A MUSLIM woman who has lived in Salisbury for more than a decade was told to f*** off by a stranger because her visiting relatives were wearing niqabs.

Munavara Ghauri, of Harnham, had been walking towards The Close to show her relatives the cathedral at twilight when she said she was “dismayed to hear a man in passing car in Harnham telling us to f*** off”.

“Thankfully, such an unpleasant experience was a first for me, having enjoyed almost 14 years living in this beautiful, warm-hearted and serene city,” she said.

“My aunt from the US and my sister-in-law from London were both in black and were wearing black niqabs, (their faces were uncovered except their chins).

“Then it struck me, this was the backlash of Boris Johnson’s comments last week rippling into our idyllic, rural Wiltshire.”

It comes after the former Foreign Secretary said Muslim women wearing face veils looked like bank robbers or letter boxes.

Munavara said the comments were “disrespectful and disingenuous”.

“As a Muslim, I could choose to say that a bishop’s mitre or a Sikh’s turban looks like ‘odd headgear’ but I choose not to, as I respect them as demonstrative of the values of other faiths,” she said. “In my opinion, all faiths are quintessentially the same...teaching us to be the best of humankind and to make the best of this one life that we have and I feel blessed to be doing so as a British Ahmadi Muslim.”

She added: “I wear a scarf on my head but I don’t wear a niqab or black coats regularly and maybe that is why, however Islam values modesty as a great virtue, so if I saw another woman as more covered then actually I would perceive it as a positive rather than a negative.

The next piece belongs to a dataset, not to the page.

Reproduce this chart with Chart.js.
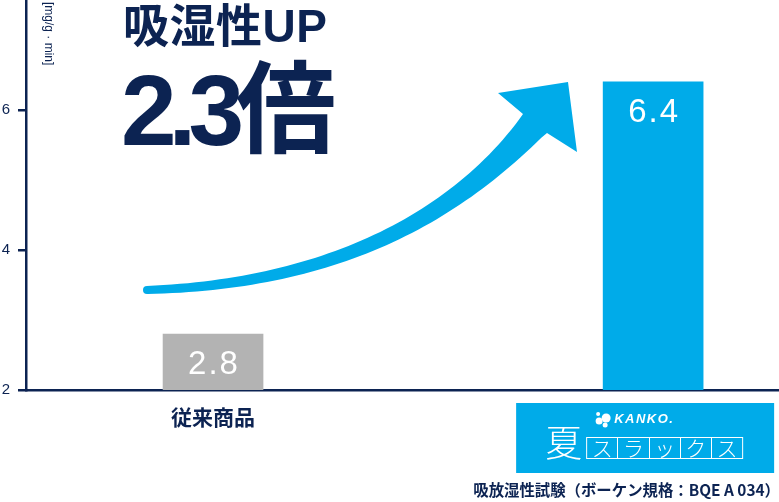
<!DOCTYPE html>
<html>
<head>
<meta charset="utf-8">
<script src="https://cdn.jsdelivr.net/npm/chart.js@4.4.1/dist/chart.umd.min.js"></script>
<style>
  html, body { margin: 0; padding: 0; background: #fff; }
  #wrap { width: 779px; height: 502px; position: relative; }
</style>
</head>
<body>
<div id="wrap"><canvas id="moistureChart"></canvas></div>
<script>
const categories = ['従来商品', '夏スラックス'];
const values = [2.8, 6.4];
const yTicks = [2, 4, 6];
const headline = '吸湿性UP';
const ratioText = '2.3倍';
const unitText = '[mg/g · min]';
const footnote = '吸放湿性試験（ボーケン規格：BQE A 034）';

const NAVY = '#0c2352';
const BLUE = '#00abe9';
const GRAY = '#b3b3b3';
const LATIN = '"Liberation Sans", Arial, "Noto Sans CJK JP", sans-serif';
const CJK = '"Noto Sans CJK JP", "Liberation Sans", sans-serif';

// no extra room around the axes, the plot fills the canvas
function noPadding(scale) {
    scale.paddingTop = 0;
    scale.paddingBottom = 0;
    scale.paddingLeft = 0;
    scale.paddingRight = 0;
}

// arrow, headline, value labels and the product logo
const decor = {
    id: 'decor',
    afterDatasetsDraw(chart) {
        const ctx = chart.ctx;
        const meta = chart.getDatasetMeta(0);

        // curved arrow
        const p0 = [147, 290], p1 = [400, 282], p2 = [535, 123];
        const n1 = [523, 114], n2 = [547, 133];
        const left = [], right = [];
        const steps = 60;
        for (let i = 0; i <= steps; i++) {
            const t = i / steps;
            const x = (1 - t) * (1 - t) * p0[0] + 2 * t * (1 - t) * p1[0] + t * t * p2[0];
            const y = (1 - t) * (1 - t) * p0[1] + 2 * t * (1 - t) * p1[1] + t * t * p2[1];
            const dx = 2 * (1 - t) * (p1[0] - p0[0]) + 2 * t * (p2[0] - p1[0]);
            const dy = 2 * (1 - t) * (p1[1] - p0[1]) + 2 * t * (p2[1] - p1[1]);
            const len = Math.hypot(dx, dy);
            const w = (8 + 12 * t + 10 * Math.pow(t, 6)) / 2;
            const nx = dy / len, ny = -dx / len;
            left.push([x + nx * w, y + ny * w]);
            right.push([x - nx * w, y - ny * w]);
        }
        left[steps] = n1;
        right[steps] = n2;
        ctx.save();
        ctx.fillStyle = BLUE;
        ctx.beginPath();
        left.forEach((p, i) => i ? ctx.lineTo(p[0], p[1]) : ctx.moveTo(p[0], p[1]));
        ctx.lineTo(498, 93);
        ctx.lineTo(568, 82);
        ctx.lineTo(577, 152);
        for (let i = steps; i >= 0; i--) ctx.lineTo(right[i][0], right[i][1]);
        ctx.closePath();
        ctx.fill();
        ctx.beginPath();
        ctx.arc(p0[0], p0[1], 4, 0, Math.PI * 2);
        ctx.fill();

        // values on the bars
        ctx.fillStyle = '#fff';
        ctx.font = '33px ' + LATIN;
        ctx.letterSpacing = '2px';
        ctx.textAlign = 'center';
        ctx.textBaseline = 'middle';
        meta.data.forEach((el, i) => {
            const y = Math.min((el.y + el.base) / 2, el.y + 31);
            ctx.fillText(String(values[i]), el.x + 1, y);
        });
        ctx.letterSpacing = '0px';

        // headline
        ctx.fillStyle = NAVY;
        ctx.textAlign = 'left';
        ctx.textBaseline = 'alphabetic';
        ctx.font = 'bold 46px ' + LATIN;
        ctx.letterSpacing = '0.5px';
        ctx.fillText(headline, 123, 42);
        ctx.font = 'bold 100px ' + LATIN;
        ctx.letterSpacing = '-8px';
        ctx.fillText(ratioText, 121, 145);
        ctx.letterSpacing = '0px';

        // unit, rotated
        ctx.save();
        ctx.translate(45, 2);
        ctx.rotate(Math.PI / 2);
        ctx.font = '12px ' + LATIN;
        ctx.fillText(unitText, 0, 0);
        ctx.restore();

        // product logo under the second bar
        const cx = chart.scales.x.getPixelForValue(1);
        const top = chart.chartArea.bottom + 13;
        const bx = cx - 137;
        ctx.fillStyle = BLUE;
        ctx.fillRect(bx, top, 258, 70);
        ctx.fillStyle = '#fff';
        [[cx - 54, top + 18, 3.5], [cx - 47, top + 15, 4.5], [cx - 55, top + 11, 2], [cx - 48, top + 22, 2.5]]
            .forEach(c => { ctx.beginPath(); ctx.arc(c[0], c[1], c[2], 0, Math.PI * 2); ctx.fill(); });
        ctx.font = 'italic bold 13px ' + LATIN;
        ctx.letterSpacing = '1.5px';
        ctx.fillText('KANKO.', cx - 39, top + 20);
        ctx.letterSpacing = '0px';
        ctx.font = '300 37px ' + CJK;
        ctx.fillText(categories[1].charAt(0), bx + 29, top + 54);
        const kana = categories[1].slice(1).split('');
        const kw = 31.2, kx0 = bx + 70;
        ctx.strokeStyle = '#fff';
        ctx.lineWidth = 1;
        ctx.strokeRect(kx0 + 0.5, top + 34.5, kw * kana.length, 21);
        ctx.font = '300 21px ' + CJK;
        ctx.textAlign = 'center';
        ctx.textBaseline = 'middle';
        kana.forEach((ch, i) => {
            const kx = kx0 + i * kw;
            if (i) {
                ctx.beginPath();
                ctx.moveTo(Math.round(kx) + 0.5, top + 34.5);
                ctx.lineTo(Math.round(kx) + 0.5, top + 55.5);
                ctx.stroke();
            }
            ctx.fillText(ch, kx + kw / 2 + 0.5, top + 45.5);
        });

        // footnote
        ctx.fillStyle = NAVY;
        ctx.font = 'bold 15.4px ' + CJK;
        ctx.textAlign = 'right';
        ctx.textBaseline = 'alphabetic';
        ctx.fillText(footnote, 780, 496);
        ctx.restore();
    }
};

new Chart(document.getElementById('moistureChart'), {
    type: 'bar',
    data: {
        datasets: [{
            data: values.map((v, i) => ({ x: i, y: v })),
            backgroundColor: [GRAY, BLUE],
            borderWidth: 0,
            barThickness: 100
        }]
    },
    options: {
        responsive: true,
        maintainAspectRatio: false,
        animation: false,
        layout: { padding: 0 },
        plugins: {
            legend: { display: false },
            tooltip: { enabled: false }
        },
        scales: {
            x: {
                type: 'linear',
                offset: false,
                min: -0.425,
                max: 1.286,
                afterBuildTicks: scale => { scale.ticks = categories.map((c, i) => ({ value: i })); },
                afterFit: scale => { scale.height = 112; noPadding(scale); },
                grid: { display: false, drawTicks: false },
                border: { display: true, color: NAVY, width: 2.5 },
                ticks: {
                    autoSkip: false,
                    maxRotation: 0,
                    padding: 14,
                    color: NAVY,
                    font: { family: CJK, size: 21, weight: 'bold' },
                    callback: value => value === 0 ? categories[0] : ''
                }
            },
            y: {
                min: 2,
                max: 7.57,
                afterBuildTicks: scale => { scale.ticks = yTicks.map(v => ({ value: v })); },
                afterFit: scale => { scale.width = 26; noPadding(scale); },
                grid: { drawOnChartArea: false, drawTicks: true, tickLength: 8, color: NAVY, lineWidth: 2.5 },
                border: { display: true, color: NAVY, width: 2.5 },
                ticks: {
                    padding: 8,
                    color: NAVY,
                    font: { family: LATIN, size: 15 }
                }
            }
        }
    },
    plugins: [decor]
});
</script>
</body>
</html>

“However, no woman, Muslim or non-Muslim should ever be coerced to dress one way or another...this is a personal prerogative and I would be equally outraged if someone tried to enforce a scarf or niqab on the head of my English/Christian friends as I would if they tried to remove the niqab or hijab of my Muslim friends.”

She said she does not fear being victimised in Salisbury, adding “I know it to be a lovely city with a lovely community”.

But Munavara said high-profile individuals should be careful of expressing personal views that can “rightly or wrongly” influence others.

She added: “I suggest Boris could improve his life too by caring a little less about the far-right vote and a little more about the repercussions of his words, and if he’s offering Muslim ladies any tea with the same zeal as he does journalists, I’ll take mine with milk and sugar.”